# Mulat Bayou 12-20-2009



## Yaksquatch (Mar 23, 2009)

(Edited to resize pics and add a couple more.)



I decided to brave the cold this morning at sunrise in Mulat Bayou. Didn't do me much good since there was no topwater bite and the fish didn't start cooperating until it had warmed up a bit. Found action on the bottom in the deep water next to the tressel by bouncing a soft plastic jig next to the pilings. First few fish came on a 1/16oz jig head + 3inch DOA CAL jerk bait, most of them were pretty small and I had trouble feeling the bite with little weight and the current. I switched to a 1/4oz jig plus one of the 5inch DOA CAL jerk, hoping for "bigger bait bigger fish", and what do you know it actually worked this time. Total numbers in the morning were 6 Specks from approx 13-16inches, 7 Reds from approx 14-19 inches, and I lost a Hybrid Bass next to the boat before I could get a pic. One of the little reds had 17 spots on both sides but I accidentally cut out a few in the pic.

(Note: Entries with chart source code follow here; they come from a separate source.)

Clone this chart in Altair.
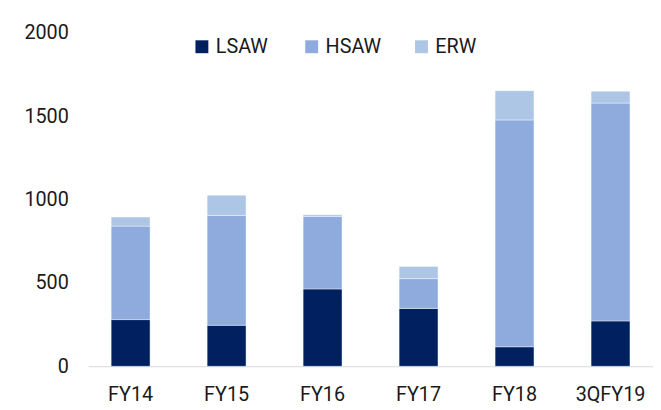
import altair as alt
import pandas as pd

years = ["FY14", "FY15", "FY16", "FY17", "FY18", "3QFY19"]
series = ["LSAW", "HSAW", "ERW"]
lsaw = [280, 246, 464, 347, 117, 272]
hsaw = [561, 659, 435, 179, 1361, 1307]
erw = [54, 121, 10, 73, 175, 71]
colors = ["#002060", "#8FAADC", "#ADC6E5"]

rows = []
for i, y in enumerate(years):
    for k, (s, vals) in enumerate(zip(series, [lsaw, hsaw, erw])):
        rows.append({"year": y, "series": s, "value": vals[i], "ord": k})
df = pd.DataFrame(rows)

FONT = "Roboto"

chart = alt.Chart(df).mark_bar(stroke="white", strokeWidth=0.6, strokeOpacity=0.7).encode(
    x=alt.X("year:N", sort=years,
            scale=alt.Scale(paddingInner=0.595, paddingOuter=0.24),
            axis=alt.Axis(title=None, labelAngle=0, ticks=False, domain=True,
                          domainColor="#D9D9D9", domainWidth=1.2,
                          labelPadding=19, labelFontSize=20, labelFont=FONT,
                          labelColor="#1a1a1a", grid=False)),
    y=alt.Y("value:Q", stack="zero",
            scale=alt.Scale(domain=[0, 2000], nice=False),
            axis=alt.Axis(title=None, values=[0, 500, 1000, 1500, 2000], format="d",
                          ticks=False, domain=False, grid=False,
                          labelPadding=20, labelFontSize=20, labelFont=FONT,
                          labelColor="#1a1a1a")),
    color=alt.Color("series:N", sort=series,
                    scale=alt.Scale(domain=series, range=colors),
                    legend=alt.Legend(title=None, orient="none", direction="horizontal",
                                      legendX=105, legendY=4, symbolType="square",
                                      symbolSize=170, symbolStrokeWidth=0,
                                      labelFontSize=20, labelFont=FONT,
                                      labelColor="#1a1a1a", labelOffset=4,
                                      columnPadding=30, gridAlign="all")),
    order=alt.Order("ord:Q", sort="ascending"),
).properties(
    width=571, height=337,
    padding={"left": 16, "top": 13, "right": 0, "bottom": 0},
).configure_view(stroke=None)

chart.save("out.html", embed_options={"renderer": "svg", "actions": False})
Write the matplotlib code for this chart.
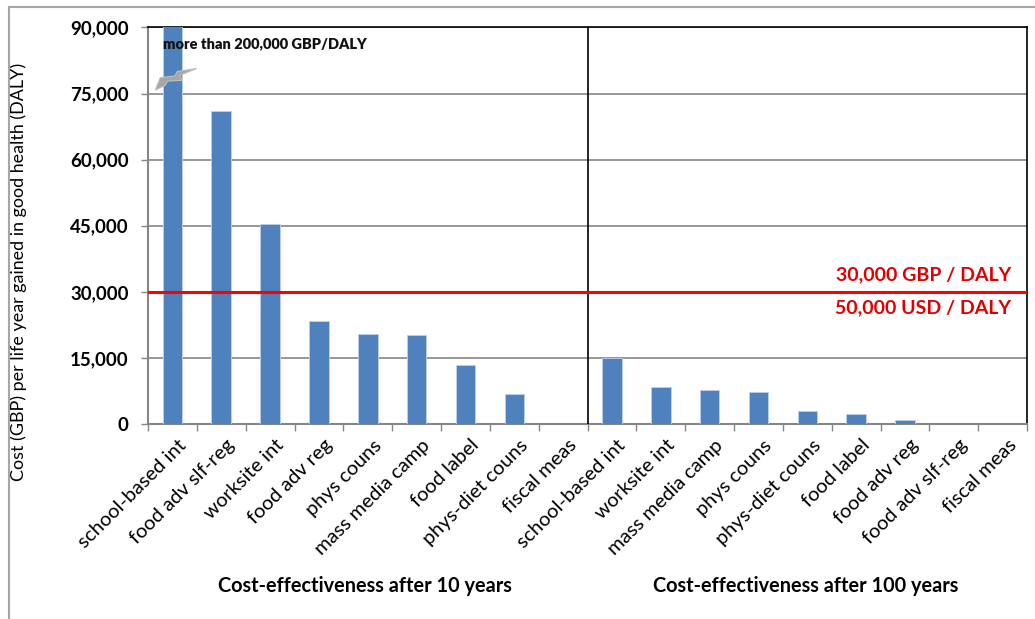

Went back out in the afternoon with a buddy and got 5 more Reds from approx 14-22 inches, then went to the mouth of the bayou. Found a small school of nervous finger mullet so I tossed in a 1/4oz gold spoon. Cast past and then brought it under the mullet and felt a small tap. I set the hook and figured I hooked a small red until he realized he was hooked. Biggest red of the day, 24 inches, on lightest line, 10lbs braid. Caught another rat red out from under the same school of mullet before they disappeared, only a 13 incher but with 15 spots. My friend got a couple pics of some of the fish and I'll post them too when he sends them to me.



I didn't take pictures of all of the fish, especially not the specks since they weren't spectacularly sized. Also, I'm trying to get in the habit of releasing more fish at boatside with the dehooker and trying not to pull them out of the water.



Enjoy,

Alex


----------



## Yaksquatch (Mar 23, 2009)

Oops, pics are too big. At least you guys can see what my "secret" lures looked like. I've already changed the setting on my camera so the pics will be a little more manageable next time.



Alex


----------



## Jig n Hawgs (Oct 3, 2007)

Looks like you had a good time, amazing the difference in water clarity from Mulat and Indian. I had to paddle a lot since the water was so low over there. Maybe we will get some good fish tomorrow at 3 mile.


----------



## Private Pilot (Oct 3, 2007)

Very nice. I gotta find the time to try this with you!


----------



## joe bag o donuts (Oct 23, 2007)

Awesome job. My dad and I took our boat out Saturday and only managed one speck. I fished the north bank across from the ramp and then the channel going north. Tried topwater, jigs, and suspenders. Glad you found some redfish. Hopefully next time I can catch me some reds.


----------



## Live2Kayak~Kayak4Life (Apr 6, 2009)

looks like everyone had a pretty decent day in their kayaks on the bayous. Nice fish!


----------